Usage of Latin alphabet in English seems like it's on plus, but there's at least one language that uses that simple alphabet better.

> Besides. UTF-8 is broken because it doesn't allow for constant time random character and length counting.

And why you'd want that? And how do you define length? Are you a troll?

1 comments

English is the best candidate because it has the second largest user base (1.2 Billion vs 1.3 Billion for Mandarin), http://en.wikipedia.org/wiki/List_of_languages_by_total_numb... and is twice as spoken as the third most popular language Spanish. (0.55 Billion)

If I got to pick the universal language, it would be Lojban (a few hundred speakers), but that is not a realistic goal, teaching the other 6 Billion people a language that is already spoken by 1/7th of the population is at least plausible.

> Why would you want that...

Why would, you not want that?! Many popular programming languages are based on array indexing through pointer arithmetic, having a variable width encoding there is a horrible idea, because you have to iterate through the text to get to an index.

Length is the number of characters, which is just the number of bytes in ASCI, but has to be calculated by looking at every character in UTF-8.

Even if 1.2 billion seems a lot, that's still a small fraction of a world's population. So every choice of a universal language would force majority of a world to learn new one. So that's why I think winning popularity contest is a poor argument and we shouldn't look at that and focus on things like simplicity (which I don't find in English), speed of learning, consistency, expressiveness etc. I'd be happy to use Lojban (it's easier for machines too, I guess) or any other invented language. If I had to pick one from popular ones, I'd like Spanish more than English.

I was asking what are your specific usecases, which forbid you to treat UTF-8 string as a black box blob of bytes? If dealing with international code, you'd rather want to use predefined functions. If you want to limit yourself to ASCII, just do it and simply don't touch bytes >= 0x80.
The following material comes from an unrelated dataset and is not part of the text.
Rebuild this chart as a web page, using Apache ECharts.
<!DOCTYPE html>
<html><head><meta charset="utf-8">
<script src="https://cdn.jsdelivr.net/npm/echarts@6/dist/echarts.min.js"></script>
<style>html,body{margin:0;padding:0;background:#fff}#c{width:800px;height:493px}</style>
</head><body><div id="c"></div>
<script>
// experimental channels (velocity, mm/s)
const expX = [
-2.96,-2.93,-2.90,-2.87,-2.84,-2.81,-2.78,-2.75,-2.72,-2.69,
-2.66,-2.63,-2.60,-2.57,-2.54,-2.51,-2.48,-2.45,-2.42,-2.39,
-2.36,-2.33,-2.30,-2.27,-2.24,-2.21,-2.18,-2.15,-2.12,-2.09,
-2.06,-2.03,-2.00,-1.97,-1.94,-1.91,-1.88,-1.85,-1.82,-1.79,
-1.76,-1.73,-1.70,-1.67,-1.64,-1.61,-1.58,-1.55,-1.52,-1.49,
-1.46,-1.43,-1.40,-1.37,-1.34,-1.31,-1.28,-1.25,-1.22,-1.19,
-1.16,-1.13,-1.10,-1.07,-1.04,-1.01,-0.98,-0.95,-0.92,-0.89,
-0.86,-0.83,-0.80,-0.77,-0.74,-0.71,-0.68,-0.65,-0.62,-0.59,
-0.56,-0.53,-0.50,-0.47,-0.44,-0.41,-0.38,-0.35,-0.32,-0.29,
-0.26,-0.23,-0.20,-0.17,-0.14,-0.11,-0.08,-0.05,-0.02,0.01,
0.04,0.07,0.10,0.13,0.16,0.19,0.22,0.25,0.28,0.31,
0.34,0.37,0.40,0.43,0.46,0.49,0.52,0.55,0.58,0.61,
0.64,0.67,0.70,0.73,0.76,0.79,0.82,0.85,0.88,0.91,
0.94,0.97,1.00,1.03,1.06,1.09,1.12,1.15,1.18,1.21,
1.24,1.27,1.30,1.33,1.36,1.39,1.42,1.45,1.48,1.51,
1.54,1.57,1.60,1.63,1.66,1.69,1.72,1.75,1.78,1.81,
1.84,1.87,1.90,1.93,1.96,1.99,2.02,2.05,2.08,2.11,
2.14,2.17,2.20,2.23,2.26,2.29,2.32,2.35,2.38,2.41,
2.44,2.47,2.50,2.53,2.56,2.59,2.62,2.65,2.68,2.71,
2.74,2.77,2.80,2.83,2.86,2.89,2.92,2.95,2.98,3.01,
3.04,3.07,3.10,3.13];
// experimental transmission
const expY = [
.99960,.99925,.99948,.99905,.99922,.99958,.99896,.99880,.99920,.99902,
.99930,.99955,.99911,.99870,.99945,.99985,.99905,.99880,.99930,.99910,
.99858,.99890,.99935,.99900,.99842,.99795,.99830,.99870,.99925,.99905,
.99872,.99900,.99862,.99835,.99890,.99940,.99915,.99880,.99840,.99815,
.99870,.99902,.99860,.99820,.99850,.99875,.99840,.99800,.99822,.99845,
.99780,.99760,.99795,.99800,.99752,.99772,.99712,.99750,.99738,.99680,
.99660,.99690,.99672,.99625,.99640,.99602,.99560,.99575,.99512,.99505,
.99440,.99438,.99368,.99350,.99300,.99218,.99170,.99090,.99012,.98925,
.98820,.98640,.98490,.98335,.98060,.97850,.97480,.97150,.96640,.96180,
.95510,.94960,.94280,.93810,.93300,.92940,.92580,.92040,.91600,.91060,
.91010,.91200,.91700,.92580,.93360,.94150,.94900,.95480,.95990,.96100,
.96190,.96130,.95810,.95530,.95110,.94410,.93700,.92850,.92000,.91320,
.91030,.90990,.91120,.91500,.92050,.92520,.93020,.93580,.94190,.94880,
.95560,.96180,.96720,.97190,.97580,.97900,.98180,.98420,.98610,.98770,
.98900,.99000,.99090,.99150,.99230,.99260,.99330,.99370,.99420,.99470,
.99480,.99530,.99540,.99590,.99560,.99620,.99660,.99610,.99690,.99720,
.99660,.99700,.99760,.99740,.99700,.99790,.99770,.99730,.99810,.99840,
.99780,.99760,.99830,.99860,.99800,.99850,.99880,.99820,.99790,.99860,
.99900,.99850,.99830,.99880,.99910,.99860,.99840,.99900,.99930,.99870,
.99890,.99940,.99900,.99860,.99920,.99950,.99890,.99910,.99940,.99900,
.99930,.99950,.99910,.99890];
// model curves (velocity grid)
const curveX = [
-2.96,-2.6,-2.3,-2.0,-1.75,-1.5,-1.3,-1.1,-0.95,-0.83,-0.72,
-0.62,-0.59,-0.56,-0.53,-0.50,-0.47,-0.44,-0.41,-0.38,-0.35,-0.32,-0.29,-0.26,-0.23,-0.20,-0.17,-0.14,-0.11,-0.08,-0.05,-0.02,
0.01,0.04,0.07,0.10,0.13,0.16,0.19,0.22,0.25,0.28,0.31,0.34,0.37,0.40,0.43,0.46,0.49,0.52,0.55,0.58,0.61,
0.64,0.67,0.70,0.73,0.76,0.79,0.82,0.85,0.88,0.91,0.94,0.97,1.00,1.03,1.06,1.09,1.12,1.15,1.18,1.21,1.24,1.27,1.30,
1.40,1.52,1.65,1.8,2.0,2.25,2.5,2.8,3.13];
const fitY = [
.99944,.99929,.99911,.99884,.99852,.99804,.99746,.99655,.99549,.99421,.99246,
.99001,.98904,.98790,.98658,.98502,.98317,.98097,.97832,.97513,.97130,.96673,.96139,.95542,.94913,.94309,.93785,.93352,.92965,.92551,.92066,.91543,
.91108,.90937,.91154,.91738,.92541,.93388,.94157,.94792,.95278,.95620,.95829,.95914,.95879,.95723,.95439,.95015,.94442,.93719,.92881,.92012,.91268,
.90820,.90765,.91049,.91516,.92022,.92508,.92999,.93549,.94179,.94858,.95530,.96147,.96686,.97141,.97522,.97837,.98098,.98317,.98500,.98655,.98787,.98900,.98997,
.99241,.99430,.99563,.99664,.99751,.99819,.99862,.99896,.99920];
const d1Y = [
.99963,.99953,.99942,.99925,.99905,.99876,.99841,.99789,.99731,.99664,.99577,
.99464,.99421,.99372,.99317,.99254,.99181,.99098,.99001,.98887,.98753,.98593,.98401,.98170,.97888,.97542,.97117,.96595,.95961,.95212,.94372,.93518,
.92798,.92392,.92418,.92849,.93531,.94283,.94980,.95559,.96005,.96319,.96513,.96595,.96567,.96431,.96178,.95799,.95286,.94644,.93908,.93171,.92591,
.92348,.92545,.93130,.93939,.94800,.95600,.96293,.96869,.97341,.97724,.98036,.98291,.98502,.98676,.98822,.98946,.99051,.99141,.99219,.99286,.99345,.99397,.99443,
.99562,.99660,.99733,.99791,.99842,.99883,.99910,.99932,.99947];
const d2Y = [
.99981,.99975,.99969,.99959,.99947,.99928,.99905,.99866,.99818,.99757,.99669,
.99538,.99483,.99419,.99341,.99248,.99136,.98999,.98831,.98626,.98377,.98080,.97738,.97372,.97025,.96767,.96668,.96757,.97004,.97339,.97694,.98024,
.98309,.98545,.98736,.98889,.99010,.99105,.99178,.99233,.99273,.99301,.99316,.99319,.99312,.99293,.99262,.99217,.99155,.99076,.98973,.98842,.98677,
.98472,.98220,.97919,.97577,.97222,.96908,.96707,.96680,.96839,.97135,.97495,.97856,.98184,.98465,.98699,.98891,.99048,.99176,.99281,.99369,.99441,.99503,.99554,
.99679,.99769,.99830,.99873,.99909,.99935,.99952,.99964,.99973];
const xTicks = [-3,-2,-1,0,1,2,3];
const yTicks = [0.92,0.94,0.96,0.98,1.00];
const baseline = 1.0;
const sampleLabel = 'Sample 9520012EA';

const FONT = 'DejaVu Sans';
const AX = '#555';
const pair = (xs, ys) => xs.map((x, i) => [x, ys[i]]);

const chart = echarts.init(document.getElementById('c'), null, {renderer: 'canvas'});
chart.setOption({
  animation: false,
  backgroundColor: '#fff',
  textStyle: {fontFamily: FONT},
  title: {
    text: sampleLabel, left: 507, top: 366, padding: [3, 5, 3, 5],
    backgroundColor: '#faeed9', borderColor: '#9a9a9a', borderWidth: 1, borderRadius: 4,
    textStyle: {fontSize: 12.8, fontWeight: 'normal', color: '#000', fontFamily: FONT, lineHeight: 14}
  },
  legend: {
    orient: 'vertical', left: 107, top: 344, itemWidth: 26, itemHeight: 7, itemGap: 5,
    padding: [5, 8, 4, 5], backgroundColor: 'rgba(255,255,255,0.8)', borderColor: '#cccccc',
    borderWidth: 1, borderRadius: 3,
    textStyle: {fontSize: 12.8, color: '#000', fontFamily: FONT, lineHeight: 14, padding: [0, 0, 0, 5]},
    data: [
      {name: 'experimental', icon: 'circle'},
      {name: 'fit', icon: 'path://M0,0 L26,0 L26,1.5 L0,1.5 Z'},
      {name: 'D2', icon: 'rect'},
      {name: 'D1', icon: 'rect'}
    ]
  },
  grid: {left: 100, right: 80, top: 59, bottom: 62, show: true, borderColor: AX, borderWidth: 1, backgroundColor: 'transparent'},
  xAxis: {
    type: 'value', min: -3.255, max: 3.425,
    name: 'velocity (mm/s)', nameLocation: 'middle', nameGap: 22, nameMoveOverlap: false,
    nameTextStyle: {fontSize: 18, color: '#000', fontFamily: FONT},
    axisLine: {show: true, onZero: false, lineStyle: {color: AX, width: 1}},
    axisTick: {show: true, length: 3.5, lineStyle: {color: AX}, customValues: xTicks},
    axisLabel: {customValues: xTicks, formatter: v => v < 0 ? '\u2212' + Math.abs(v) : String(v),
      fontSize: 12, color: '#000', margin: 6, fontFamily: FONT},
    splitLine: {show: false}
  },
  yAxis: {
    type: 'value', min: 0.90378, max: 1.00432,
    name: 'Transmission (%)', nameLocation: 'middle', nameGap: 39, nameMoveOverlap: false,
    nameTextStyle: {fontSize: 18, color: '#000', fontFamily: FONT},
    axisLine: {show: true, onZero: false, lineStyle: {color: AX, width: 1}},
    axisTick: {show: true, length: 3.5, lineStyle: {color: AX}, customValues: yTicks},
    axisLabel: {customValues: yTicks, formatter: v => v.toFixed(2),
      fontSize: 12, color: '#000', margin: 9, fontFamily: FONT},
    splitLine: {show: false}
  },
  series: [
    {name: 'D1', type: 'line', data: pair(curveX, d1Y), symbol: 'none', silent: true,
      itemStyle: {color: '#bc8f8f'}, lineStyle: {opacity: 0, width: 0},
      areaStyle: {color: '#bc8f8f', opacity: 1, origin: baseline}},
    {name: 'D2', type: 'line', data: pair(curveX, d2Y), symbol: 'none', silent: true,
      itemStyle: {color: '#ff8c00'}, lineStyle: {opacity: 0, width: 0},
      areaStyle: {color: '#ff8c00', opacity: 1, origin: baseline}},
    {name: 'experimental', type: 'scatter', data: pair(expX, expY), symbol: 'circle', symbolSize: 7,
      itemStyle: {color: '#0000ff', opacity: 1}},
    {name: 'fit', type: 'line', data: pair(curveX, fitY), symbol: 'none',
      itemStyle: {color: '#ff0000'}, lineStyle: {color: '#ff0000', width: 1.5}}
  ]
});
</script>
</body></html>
And what is a character? Do you mean graphemes or codepoints? Or something else? Few years before I was thinking like you – that calculating length is a useful feature. But most often when you think about your usecase, you realise either that you don't need length or you need some other kind of length: like monospace-width, rendered-width or some kind of entropy-based amount of information. Twitter is the only case I know, where you want to really count "characters". And I find it really silly: eg. Japanese tweet vs. English tweet.

With Unicode these predefined functions have to be large and complex. You won't be able to use them on embedded systems for example.